If you’re amongst the few who pay attention to some of the rants against Anchorage’s recent amendment to the equal rights code you might have heard that some of those ranters are now up in arms about their efforts to promulgate a referendum to repeal the changes. Their charge seems to be that they are not being treated fairly by the municipal attorney’s & clerk’s office and they point to the recent labor law referendum as evidence. Bad example.
First off, in their diatribes, referendum supporters claim that their title language is as straightforward as the referendum that ultimately repealed AO 2013-37 (S-2). They’re wrong.

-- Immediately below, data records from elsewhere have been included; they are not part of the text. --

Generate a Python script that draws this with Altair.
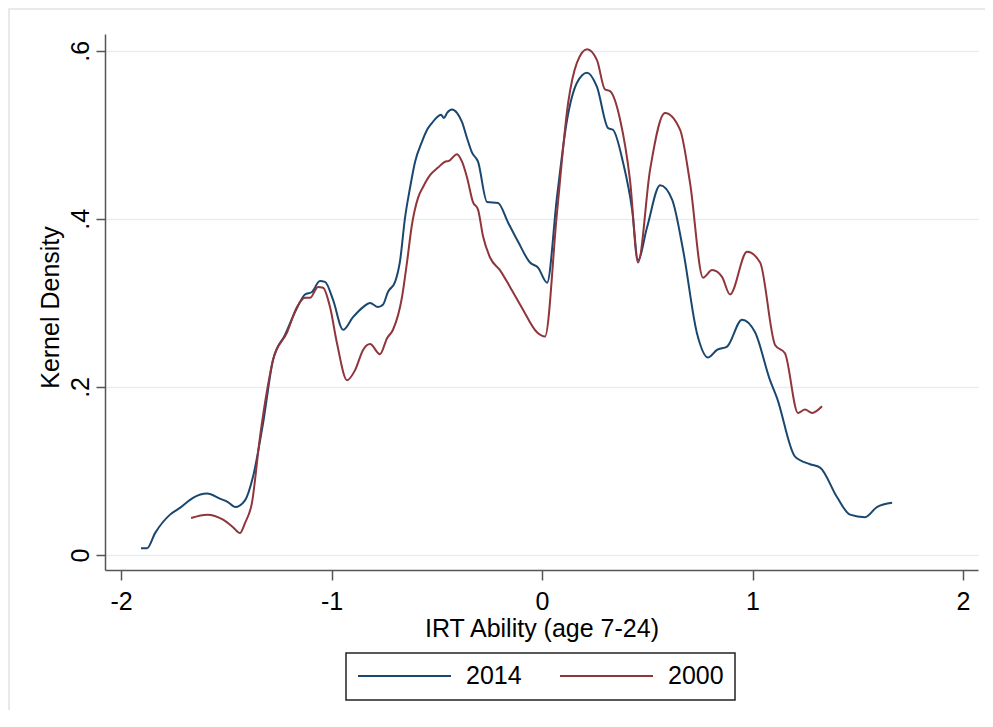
import altair as alt
import pandas as pd

# ---- data ----
x_2014 = [-1.905, -1.876, -1.838, -1.767, -1.720, -1.658, -1.591, -1.530, -1.492, -1.458,
          -1.411, -1.373, -1.325, -1.278, -1.221, -1.164, -1.126, -1.093, -1.055, -1.031,
          -0.993, -0.945, -0.898, -0.850, -0.817, -0.779, -0.755, -0.732, -0.698, -0.675,
          -0.651, -0.627, -0.603, -0.570, -0.546, -0.523, -0.499, -0.480, -0.466, -0.451,
          -0.428, -0.404, -0.380, -0.356, -0.333, -0.304, -0.261, -0.209, -0.162, -0.114,
          -0.057, -0.019, 0.024, 0.071, 0.119, 0.166, 0.214, 0.261, 0.314, 0.337,
          0.385, 0.428, 0.456, 0.499, 0.561, 0.618, 0.670, 0.736, 0.789, 0.831,
          0.879, 0.950, 1.012, 1.083, 1.116, 1.202, 1.273, 1.321, 1.401, 1.463,
          1.534, 1.591, 1.663]
y_2014 = [0.008, 0.008, 0.026, 0.048, 0.056, 0.068, 0.073, 0.067, 0.063, 0.057,
          0.065, 0.093, 0.157, 0.232, 0.262, 0.294, 0.310, 0.313, 0.326, 0.325,
          0.304, 0.268, 0.283, 0.295, 0.300, 0.295, 0.298, 0.313, 0.325, 0.349,
          0.401, 0.437, 0.468, 0.492, 0.506, 0.514, 0.521, 0.524, 0.520, 0.526,
          0.530, 0.526, 0.515, 0.496, 0.479, 0.468, 0.420, 0.419, 0.396, 0.373,
          0.348, 0.342, 0.324, 0.426, 0.518, 0.562, 0.574, 0.557, 0.508, 0.506,
          0.467, 0.411, 0.351, 0.390, 0.440, 0.423, 0.363, 0.264, 0.235, 0.244,
          0.248, 0.280, 0.265, 0.208, 0.187, 0.117, 0.108, 0.104, 0.069, 0.048,
          0.045, 0.057, 0.062]

x_2000 = [-1.667, -1.591, -1.515, -1.468, -1.435, -1.411, -1.378, -1.340, -1.306, -1.278,
          -1.211, -1.164, -1.126, -1.102, -1.064, -1.040, -1.007, -0.974, -0.926, -0.888,
          -0.850, -0.817, -0.770, -0.736, -0.708, -0.665, -0.641, -0.618, -0.589, -0.565,
          -0.532, -0.494, -0.461, -0.442, -0.404, -0.380, -0.356, -0.328, -0.304, -0.280,
          -0.247, -0.200, -0.152, -0.095, -0.024, 0.014, 0.071, 0.124, 0.166, 0.214,
          0.261, 0.299, 0.323, 0.371, 0.418, 0.456, 0.513, 0.584, 0.656, 0.703,
          0.765, 0.808, 0.855, 0.893, 0.974, 1.036, 1.107, 1.154, 1.216, 1.249,
          1.283, 1.330]
y_2000 = [0.044, 0.048, 0.042, 0.033, 0.026, 0.038, 0.062, 0.140, 0.196, 0.232,
          0.265, 0.295, 0.306, 0.306, 0.319, 0.318, 0.295, 0.252, 0.208, 0.220,
          0.244, 0.251, 0.239, 0.258, 0.268, 0.307, 0.349, 0.393, 0.425, 0.438,
          0.452, 0.461, 0.468, 0.469, 0.477, 0.468, 0.449, 0.420, 0.411, 0.379,
          0.354, 0.339, 0.319, 0.294, 0.265, 0.260, 0.407, 0.538, 0.586, 0.602,
          0.589, 0.554, 0.552, 0.518, 0.446, 0.348, 0.458, 0.526, 0.506, 0.443,
          0.330, 0.339, 0.331, 0.310, 0.361, 0.348, 0.250, 0.240, 0.169, 0.173,
          0.169, 0.177]

series = ["2014", "2000"]
colors = ["#1a476f", "#90353b"]
x_ticks = [-2, -1, 0, 1, 2]
y_ticks = [0, 0.2, 0.4, 0.6]

df = pd.concat([
    pd.DataFrame({"x": x_2014, "y": y_2014, "series": "2014"}),
    pd.DataFrame({"x": x_2000, "y": y_2000, "series": "2000"}),
], ignore_index=True)

FONT = "Liberation Sans, Arial, Helvetica, sans-serif"
AXIS_COLOR = "#555555"
FS = 25

lines = alt.Chart(df).mark_line(strokeWidth=2, interpolate="monotone").encode(
    x=alt.X("x:Q",
            scale=alt.Scale(domain=[-2.076, 2.071], nice=False, zero=False),
            axis=alt.Axis(values=x_ticks, grid=False, tickSize=10,
                          labelExpr="datum.value + ''",
                          labelPadding=9, labelFontSize=FS, labelColor="black",
                          title="IRT Ability (age 7-24)", titleFontSize=FS,
                          titleFontWeight="normal", titleColor="black",
                          titleBaseline="alphabetic", titleY=66)),
    y=alt.Y("y:Q",
            scale=alt.Scale(domain=[-0.0179, 0.620], nice=False, zero=False),
            axis=alt.Axis(values=y_ticks, grid=True, gridColor="#e6eef1", gridWidth=1.5,
                          tickSize=9, labelAngle=270, labelAlign="center",
                          labelBaseline="bottom", labelPadding=3, labelFontSize=FS,
                          labelColor="black",
                          labelExpr="datum.value == 0 ? '0' : replace(format(datum.value, '.1f'), '0.', '.')",
                          title="Kernel Density", titleFontSize=FS,
                          titleFontWeight="normal", titleColor="black",
                          titleBaseline="alphabetic", titleAngle=270,
                          titleX=-47, titleY=273)),
    color=alt.Color("series:N",
                    scale=alt.Scale(domain=series, range=colors),
                    legend=alt.Legend(title=None, orient="none", legendX=241, legendY=619,
                                      direction="horizontal", symbolType="stroke",
                                      symbolSize=8649, symbolStrokeWidth=2, clipHeight=24,
                                      labelFontSize=FS, labelColor="black", labelOffset=14,
                                      columnPadding=37, padding=11,
                                      strokeColor="#222222")),
)

frame = alt.Chart(pd.DataFrame({"a": [0]}))
top_border = frame.mark_rule(color="#e4eaee", strokeWidth=2).encode(
    x=alt.value(-97), x2=alt.value(900), y=alt.value(-25))
left_border = frame.mark_rule(color="#e4eaee", strokeWidth=2).encode(
    x=alt.value(-96), y=alt.value(-25), y2=alt.value(720))

chart = alt.layer(top_border, left_border, lines).properties(
    width=873, height=536,
    autosize=alt.AutoSizeParams(type="none"),
    padding={"left": 97, "top": 26, "right": 7, "bottom": 140},
).configure(font=FONT, background="white").configure_view(
    strokeWidth=0
).configure_axis(
    domainColor=AXIS_COLOR, domainWidth=1.5, tickColor=AXIS_COLOR, tickWidth=1.5
).configure_legend(
    strokeWidth=1.5
)

chart.save("out.html", embed_options={"renderer": "svg", "actions": False})
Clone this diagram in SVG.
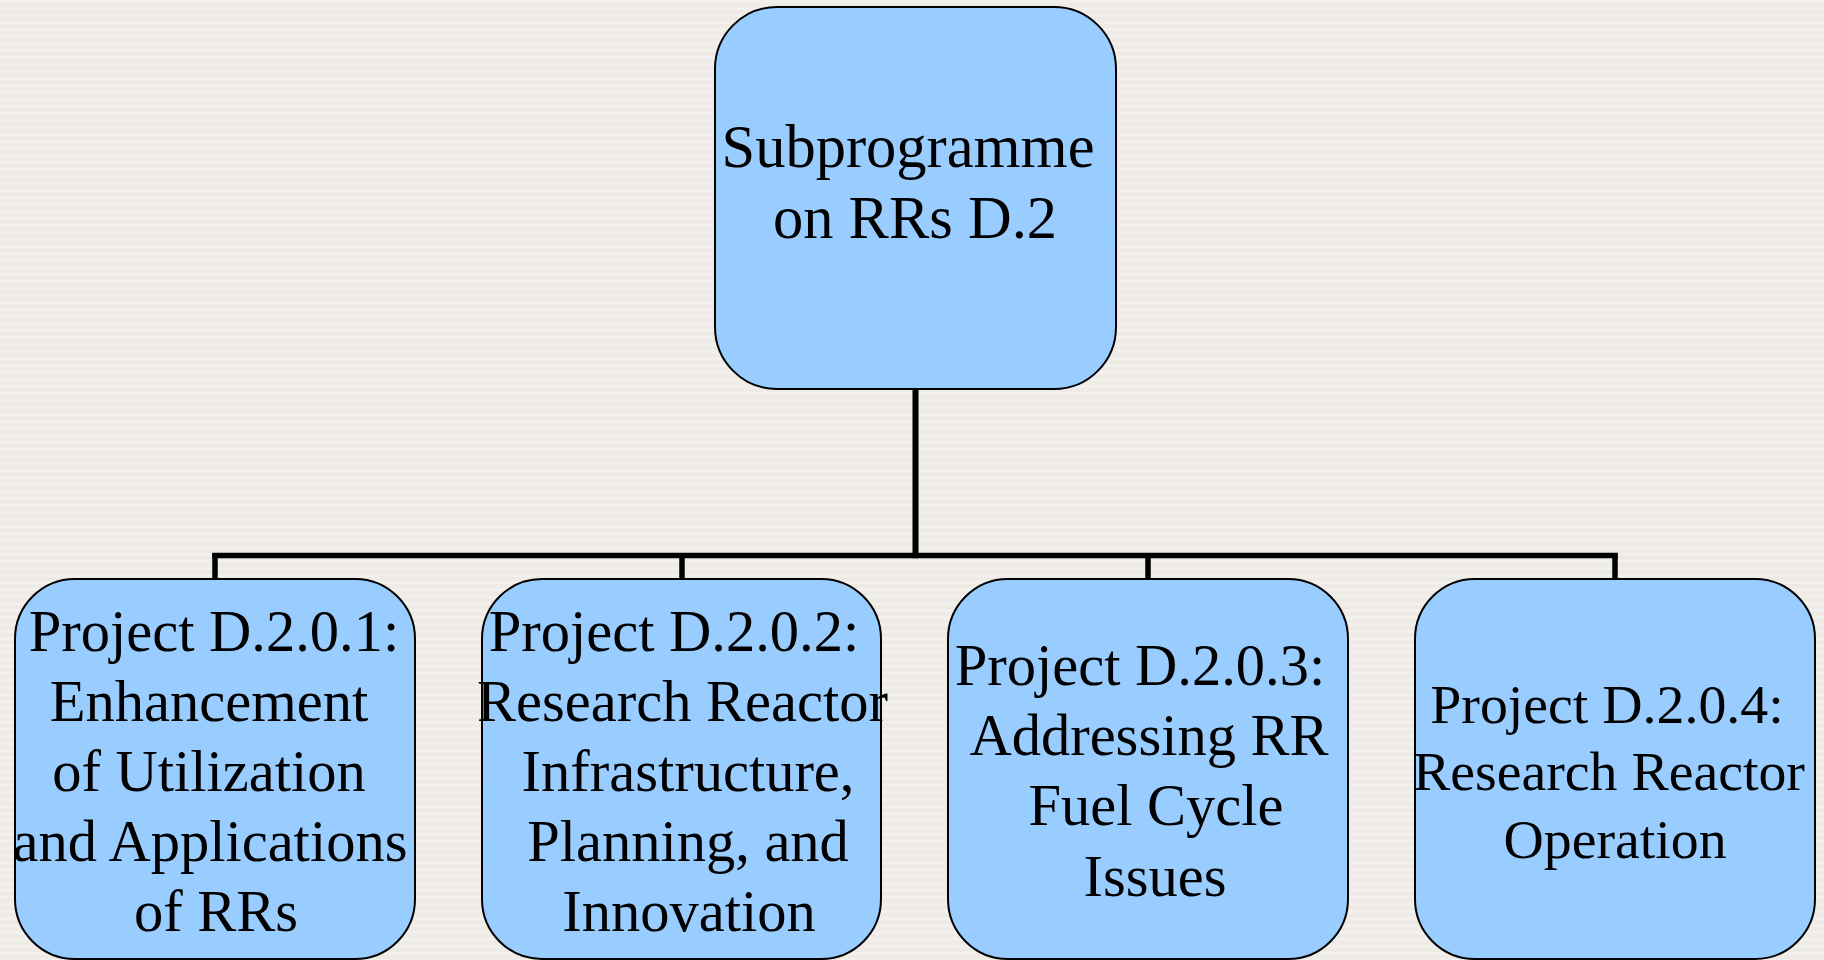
<svg xmlns="http://www.w3.org/2000/svg" width="1824" height="960" viewBox="0 0 1824 960">
  <defs>
    <!-- faint horizontal ribbing on the backdrop -->
    <pattern id="ribs" width="40" height="7" patternUnits="userSpaceOnUse">
      <rect width="40" height="7" fill="#EEEBE6"/>
      <rect y="0" width="40" height="3" fill="#F2F0EC"/>
    </pattern>
  </defs>
  <style>
    .box { fill: #99CCFF; stroke: #000; stroke-width: 2; }
    .lbl { font-family: "Liberation Serif", "Times New Roman", serif; fill: #000; text-anchor: middle; }
    .top { font-size: 60.5px; }
    .sub { font-size: 58.5px; }
    .sub4 { font-size: 55.8px; }
    .wire { fill: none; stroke: #000; stroke-width: 5.5; stroke-linecap: butt; stroke-linejoin: miter; }
  </style>

  <rect width="1824" height="960" fill="url(#ribs)"/>

  <!-- tree connectors -->
  <g id="connectors">
    <path class="wire" d="M915.5 388 V558.3" style="stroke-width:6"/>
    <path class="wire" d="M212.3 555.5 H1617.8"/>
    <path class="wire" d="M215 553 V580"/>
    <path class="wire" d="M682 553 V580"/>
    <path class="wire" d="M1148 553 V580"/>
    <path class="wire" d="M1615 553 V580"/>
  </g>

  <g id="subprogramme">
    <rect class="box" x="715" y="7" width="401" height="382" rx="62" ry="62"/>
    <text class="lbl top" x="908" y="167">Subprogramme</text>
    <text class="lbl top" x="915" y="238">on RRs D.2</text>
  </g>

  <g id="project-d201">
    <rect class="box" x="15" y="579" width="400" height="380" rx="60" ry="60"/>
    <text class="lbl sub" x="214" y="651">Project D.2.0.1:</text>
    <text class="lbl sub" x="209" y="721">Enhancement</text>
    <text class="lbl sub" x="209" y="791">of Utilization</text>
    <text class="lbl sub" x="210" y="861">and Applications</text>
    <text class="lbl sub" x="216" y="931">of RRs</text>
  </g>

  <g id="project-d202">
    <rect class="box" x="482" y="579" width="399" height="380" rx="60" ry="60"/>
    <text class="lbl sub" x="674" y="651">Project D.2.0.2:</text>
    <text class="lbl sub" x="682.5" y="721">Research Reactor</text>
    <text class="lbl sub" x="688" y="791">Infrastructure,</text>
    <text class="lbl sub" x="688" y="861">Planning, and</text>
    <text class="lbl sub" x="689" y="931">Innovation</text>
  </g>

  <g id="project-d203">
    <rect class="box" x="948" y="579" width="400" height="380" rx="60" ry="60"/>
    <text class="lbl sub" x="1140" y="685">Project D.2.0.3:</text>
    <text class="lbl sub" x="1149" y="755">Addressing RR</text>
    <text class="lbl sub" x="1156" y="825">Fuel Cycle</text>
    <text class="lbl sub" x="1155" y="896">Issues</text>
  </g>

  <g id="project-d204">
    <rect class="box" x="1415" y="579" width="400" height="380" rx="60" ry="60"/>
    <text class="lbl sub4" x="1607" y="723">Project D.2.0.4:</text>
    <text class="lbl sub4" x="1609" y="790">Research Reactor</text>
    <text class="lbl sub4" x="1615" y="858">Operation</text>
  </g>
</svg>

Read carefully and see if you can see the differences:
Note that the first makes no mention of what code changes were made – supporters of that referendum took on the responsibility of educating voters as to the content of the ordinance and requesting a no vote. The second, however, does discuss the changes and, moreover, does so incompletely. Specifically, it ignores part of the title and the language of the ordinance that allows parties before the Equal Rights Commission to be represented by counsel throughout the process.
That section was intentionally inserted by the original author, Bill Evans, who practices labor law (generally on behalf of employers). As a manager I’ve dealt with these sorts of issues and saw the wisdom of the approach so as we worked on various drafts it remained intact. That’s good news for employers, but completely overlooked in the referendum sponsors’ application.
What’s more interesting about the referendum sponsors’ complaints is the complete lack of recognition that the municipal attorney’s office did not reject their application; instead it noted flaws and suggested remedies. The labor ordinance referendum sponsors were offered no such advice; it was flatly rejected by the previous municipal attorney on grounds that the matter was “administrative” and therefore not subject to the referendum process. The labor referendum sponsors therefore had to take the matter to the Superior Court and won, thus overturning the then-municipal attorney’s decision.
So, if you’re sponsoring a referendum, which would you prefer – a flat rejection or help getting the language right? Now I can see why referendum sponsors might not like the municipal attorney’s current suggestion:
Shall WO 2015-96(S-1)(as amended) which amended the Equal Rights Title of the Anchorage Municipal Code (Title 5) to prohibit discrimination within the Municipality on the bases of sexual orientation or gender identity in the sale, rental or use real property, financing, employment, places of public accommodations, educational institutions, and practices of the Municipality; to codify certain religious and other exemptions; and to expand the lawyer’s role in fact-finding conferences before the Anchorage Equal Rights Commission, be repealed?
Long titles can get confusing to those who don’t read them regularly and, perhaps, the question might be better framed if “be repealed” were instead “remain law?” So, were the referendum sponsors to seek my counsel (highly unlikely) I’d suggest they sit down with the municipal attorney’s staff and suggest the language be vastly simplified without the sponsors’ original editorial content; something like, “Shall AO No. 2015-96 (S-1) (as amended), amending Title 5 of the Anchorage Municipal Code, Equal Rights, remain law?” or simply ask that final clause be amended as suggested above.
Who knows, maybe they’ll actually do that. Or maybe they’ll just keep playing the martyr card.